Selling Opel and Vauxhall frees GM from a division that has bled money for 16 consecutive years, allowing the Detroit automaker to spend more time and money on the development of self-driving cars and on developing cars and trucks in North America and China, where it is earning most of its profits.

"This was a difficult decision for General Motors," GM Chief Executive Officer Mary Barra said. "But we are unified in our belief that it is the right one."

Barra said GM's European unit would have met its goal of not losing any money in 2016 had it not been for additional currency costs caused by Britain's exit from the European Union. Barra said GM executives came to realize that the exit, combined with Europe's tough regulatory environment, would continue to make it difficult for GM to earn profits in Europe.

By selling Opel and Vauxhall to Peugeot, Barra said GM is giving its European workers a better shot at a successful future.

"What we really saw was an opportunity to strengthen the business," Barra said. "It became really clear to us that scale was important."

The sale includes all of Opel and Vauxhall's automotive operations, including the brands, six assembly and five component-manufacturing plants, and an engineering center in Russelsheim, Germany. The move covers approximately 40,000 employees.

PSA Groupe said it is forming a 50-50 joint venture with French bank BNP Paribas to purchase and operate GM's car financing division.

GM will retain its engineering center in Turin, Italy, and will have the right to buy stock in PSA Groupe valued at over the next nine years.

GM also said it will record a noncash special charge of $4-4.5 billion after the transaction closes later this year.

Still, selling Opel and Vauxhall lowers the amount of cash GM must keep on hand by nearly $2 billion. GM said it plans to use that money to repurchase shares and other investments.

GM shares fell 32 cents to close Monday at $37.91.

"Opel/Vauxhall was a profit-losing puzzle no one at GM could solve for decades, and outside forces such as Brexit and an increasingly complex regulatory environment did not help the situation," Rebecca Lindland, executive analyst at Kelley Blue Book, said in an email.

Lindland said unloading Opel and Vauxhall allows GM to invest in growing markets such as China and India and frees up capital for further expansion into ride- and car-sharing and autonomous vehicles.

Barra, a lifelong GM executive, has been saying for some time that she has been working to change the automaker's culture from a slow, plodding bureaucratic automaker into a nimble, customer-centric company focused on profits.

While there have been skeptics, the decision to exit Europe -- on the heels of the automaker's decision to discontinue sales of mainstream Chevrolet models in Europe in 2015, to exit Russia in 2015 and end manufacturing in Australia in 2016 -- certainly sends GM into a new direction.

"The key to our future momentum is agility and speed," Barra said. "This requires prioritization about where we put resources."

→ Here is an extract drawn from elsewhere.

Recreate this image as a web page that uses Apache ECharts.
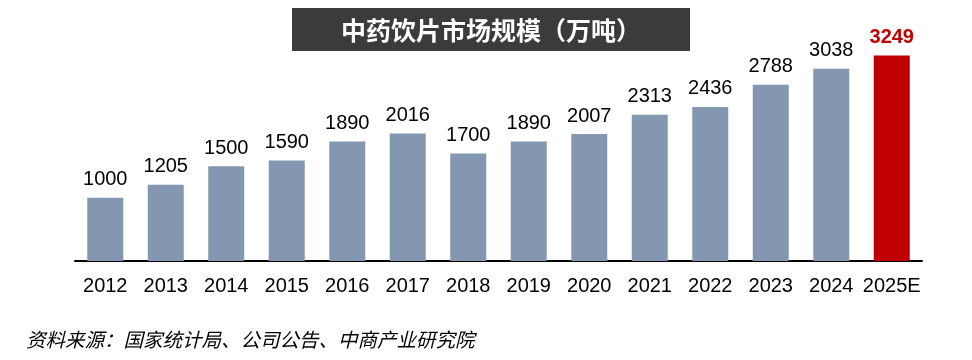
<!DOCTYPE html>
<html><head><meta charset="utf-8">
<script src="https://cdn.jsdelivr.net/npm/echarts@6/dist/echarts.min.js"></script>
<style>html,body{margin:0;padding:0;background:#fff}#c{width:972px;height:360px}</style>
</head><body><div id="c"></div>
<script>
const categories = ['2012','2013','2014','2015','2016','2017','2018','2019','2020','2021','2022','2023','2024','2025E'];
const values = [1000,1205,1500,1590,1890,2016,1700,1890,2007,2313,2436,2788,3038,3249];
const titleText = '中药饮片市场规模（万吨）';
const sourceText = '资料来源：国家统计局、公司公告、中商产业研究院';

const chart = echarts.init(document.getElementById('c'));
const data = values.map((v, i) => {
  const last = i === values.length - 1;
  return {
    value: v,
    itemStyle: { color: last ? '#c00000' : '#8497b0' },
    label: last ? { color: '#c00000', fontWeight: 'bold' } : {}
  };
});
chart.setOption({
  animation: false,
  grid: { left: 75, right: 50, top: 8, bottom: 99 },
  xAxis: {
    type: 'category', data: categories,
    axisLine: { lineStyle: { color: '#000', width: 2 } },
    axisTick: { show: false },
    axisLabel: { interval: 0, color: '#000', fontSize: 20, fontFamily: 'Liberation Sans, Arial', margin: 15 }
  },
  yAxis: { type: 'value', min: 0, max: 4000, show: false, splitLine: { show: false } },
  series: [{
    type: 'bar', data: data, barWidth: 36,
    label: { show: true, position: 'top', distance: 8, color: '#000', fontSize: 20, fontFamily: 'Liberation Sans, Arial' }
  }],
  graphic: [
    { type: 'rect', shape: { x: 292, y: 8, width: 398, height: 43 }, style: { fill: '#3b3b3b' } },
    { type: 'text', x: 491, y: 30, style: { text: titleText, fill: '#fff', fontSize: 25, fontWeight: 'bold', fontFamily: 'Noto Sans CJK SC', align: 'center', verticalAlign: 'middle' } },
    { type: 'text', x: 26, y: 340, style: { text: sourceText, fill: '#000', fontSize: 19.5, fontStyle: 'italic', fontFamily: 'Noto Sans CJK SC', verticalAlign: 'middle' } }
  ]
});
</script></body></html>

For PSA Groupe, the deal creates an automaker with a larger presence in Europe, giving it greater buying power with suppliers.

Tavares said the goal is growth -- not retrenchment. Tavares has pulled the French automaker back from brink of bankruptcy over the past four years and now will try to use that same turnaround magic to do what GM couldn't do for nearly two decades -- make Opel and Vauxhall profitable.

The combined automaker will not seek to change the identity of its brands, even if some of its models compete with models sold by the company's other brands.

"There is no need to change it. ... You have the French brands and you have the German brands," Tavares said. "Some customers are just looking for French brands, some customers are looking for German brands.